When the next president, L. Song Richardson, accepted the position, a similar sequence of events followed, with her resignation coming quickly after she committed to incorporating the Catamount Center and CC, Drossman said.
In the years the TREE faculty was pushing for integration with CC, the college saw five new development directors and three new presidents, according to Drossman.
“We were back to square one again and again. That was hard.

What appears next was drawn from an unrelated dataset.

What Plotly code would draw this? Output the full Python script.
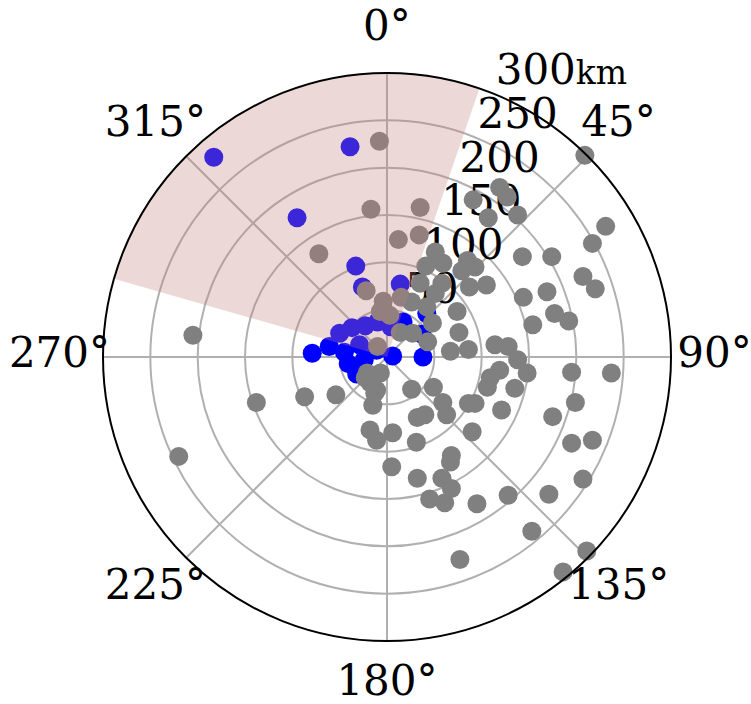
import numpy as np
import plotly.graph_objects as go

# Event offsets from the station, in km (east, north)
blue_east = [-183, -39, -95, -33, -26, 14, -50, -37, -23, -10, 4, 17,
             -79, -61, -45, -41, -32, -24, -11, 6, 38, 37, 42, -29]
blue_north = [211, 222, 147, 96, 74, 77, 25, 31, 33, 37, 32, 37,
              4, 11, 5, -7, -18, -3, 7, 1, 0, 24, 46, 13]

gray_east = [-8, -17, 35, 12, 34, -72, -22, -4, -7, 15, 3, -10, -4,
             209, 119, 127, 91, 107, 138, 231, 217, 143, 174, 51, 59, 41,
             85, 93, 79, 207, 35, 58, 87, 105, 26, 51, 42, 74, 48, 76, 67,
             86, 144, 169, 154, 177, 192, 220, 114, 128, 138, 148, 119, 109,
             106, 135, 121, 175, 199, 195, 237, 195, 217, 207, 171, 128, 95,
             153, 211, 186, 77, 90, 68, 67, 58, 68, 45, 61, 31, 32, 5, 6, 40,
             32, 59, 63, 86, 93, 49, 26, 43, 14, 27,
             -21, -7, -13, -15, -18, -11, -23, -18, -11,
             -205, -138, -87, -54, -220]
gray_north = [228, 156, 158, 124, 129, 109, 70, 59, 48, 63, 44, 11, 51,
              213, 179, 169, 166, 147, 150, 138, 120, 106, 106, 111, 99, 96,
              102, 95, 91, 85, 78, 78, 74, 76, 58, 67, 53, 48, 36, 26, 6,
              8, 63, 69, 34, 46, 38, 72, 13, 11, -3, -17, -14, -22,
              -32, -33, -56, -63, -48, -16, -17, -91, -88, -129, -145, -146, -155,
              -184, -205, -227, -214, -79, -104, -111, -128, -139, -150, -154, -90, -128, -116, -80, -61,
              -64, -48, -61, -49, -49, -32, -34, 16, 26, 25,
              -17, -17, -38, -51, -77, -88, -22, -27, -35,
              23, -48, -42, -40, -105]

# Highlighted bearing sector (degrees clockwise from north) and its extent
sector_start = 286
sector_end = 19
sector_radius = 300

# Radial ring labels
ring_values = [50, 100, 150, 200, 250, 300]
ring_labels = ["50", "100", "150", "200", "250",
               "300<span style='font-size:33px'>km</span>"]
ring_label_bearing = 22.5

# Bearing labels, set just outside the outer ring
angle_ticks = [0, 45, 90, 135, 180, 225, 270, 315]
angle_labels = [f"{a}°" for a in angle_ticks]
angle_label_radius = 346

FONT = "DejaVu Serif"
FONT_SIZE = 42
GRID = "#b0b0b0"

R_MAX = 300          # data radius of the main plot
R_OUTER = 350        # radius of the label overlay
CX, CY, RPX = 387, 357, 284   # plot centre and radius in pixels
W, H = 751, 704


def to_polar(east, north):
    e = np.asarray(east, dtype=float)
    n = np.asarray(north, dtype=float)
    r = np.hypot(e, n)
    theta = np.degrees(np.arctan2(e, n)) % 360
    return r, theta


def domain(radius_px):
    return dict(x=[(CX - radius_px) / W, (CX + radius_px) / W],
                y=[(H - CY - radius_px) / H, (H - CY + radius_px) / H])


blue_r, blue_t = to_polar(blue_east, blue_north)
gray_r, gray_t = to_polar(gray_east, gray_north)

fig = go.Figure()

# ring labels sit underneath the events
fig.add_trace(go.Scatterpolar(
    r=ring_values, theta=[ring_label_bearing] * len(ring_values),
    mode="text", text=ring_labels, textposition="top right",
    textfont=dict(family=FONT, size=FONT_SIZE, color="black"),
    marker=dict(size=1), cliponaxis=False, hoverinfo="skip"))

fig.add_trace(go.Scatterpolar(
    r=blue_r, theta=blue_t, mode="markers",
    marker=dict(size=19, color="rgb(0,0,255)", line=dict(width=0)),
    hoverinfo="skip"))

fig.add_trace(go.Scatterpolar(
    r=gray_r, theta=gray_t, mode="markers",
    marker=dict(size=19, color="rgb(128,128,128)", line=dict(width=0)),
    hoverinfo="skip"))

# translucent wedge drawn over the events
span = (sector_end - sector_start) % 360
arc = sector_start + np.linspace(0, span, 120)
wedge_t = np.concatenate([[sector_start], arc, [sector_end]])
wedge_r = np.concatenate([[0], np.full(arc.size, sector_radius), [0]])
fig.add_trace(go.Scatterpolar(
    r=wedge_r, theta=wedge_t, mode="lines", fill="toself",
    fillcolor="rgba(195,125,125,0.3)", line=dict(width=0),
    hoverinfo="skip"))

# bearing labels on a concentric, wider overlay
fig.add_trace(go.Scatterpolar(
    r=[angle_label_radius] * len(angle_ticks), theta=angle_ticks,
    mode="text", text=angle_labels, textposition="middle center",
    textfont=dict(family=FONT, size=FONT_SIZE, color="black"),
    cliponaxis=False, hoverinfo="skip", subplot="polar2"))

fig.update_layout(
    width=W, height=H,
    margin=dict(l=0, r=0, t=0, b=0),
    paper_bgcolor="white",
    showlegend=False,
    polar=dict(
        domain=domain(RPX),
        bgcolor="white",
        angularaxis=dict(
            rotation=90, direction="clockwise",
            tickmode="array", tickvals=angle_ticks, showticklabels=False,
            ticks="", showline=True, linecolor="black", linewidth=2,
            showgrid=True, gridcolor=GRID, gridwidth=2),
        radialaxis=dict(
            range=[0, R_MAX], tickmode="array", tickvals=ring_values,
            showticklabels=False, ticks="", showline=False,
            showgrid=True, gridcolor=GRID, gridwidth=2),
    ),
    polar2=dict(
        domain=domain(RPX * R_OUTER / R_MAX),
        bgcolor="rgba(0,0,0,0)",
        angularaxis=dict(rotation=90, direction="clockwise",
                         showticklabels=False, ticks="", showline=False,
                         showgrid=False),
        radialaxis=dict(range=[0, R_OUTER], visible=False,
                        showgrid=False),
    ),
)

fig.write_html("out.html")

At this point we had been at it almost seven years,” Drossman said.
Drossman said his request to take the director position in the process of adopting the Catamount Center to CC was never filled, and the framework he had wanted to create for TREE’s future, what would come after him, was never recognized by CC.
“The first question they always ask me is, ‘do we have to keep running TREE?’ and I would always say no,” Drossman said about CC’s administration. “It wasn’t until this year that they canceled TREE that I saw how hard it would be to think about that, largely because of the number of kids who weren’t gonna get exposed to environmental education and how important that was to me and Julie.”
Those attending schools in Woodland Park are surrounded by nature, and Drossman’s mission involves giving them a deeper understanding and connection to what is around them. He said the kids loved it, with soaring feedback coming to TREE each year.
An institution that prides itself on sustainability, unique learning models, and involvement with the natural world, a program that embodies all those principles fell through regarding funding priorities.
“They own something they feel they need to make money on rather than go to mission alignment with environmental education,” said Drossman.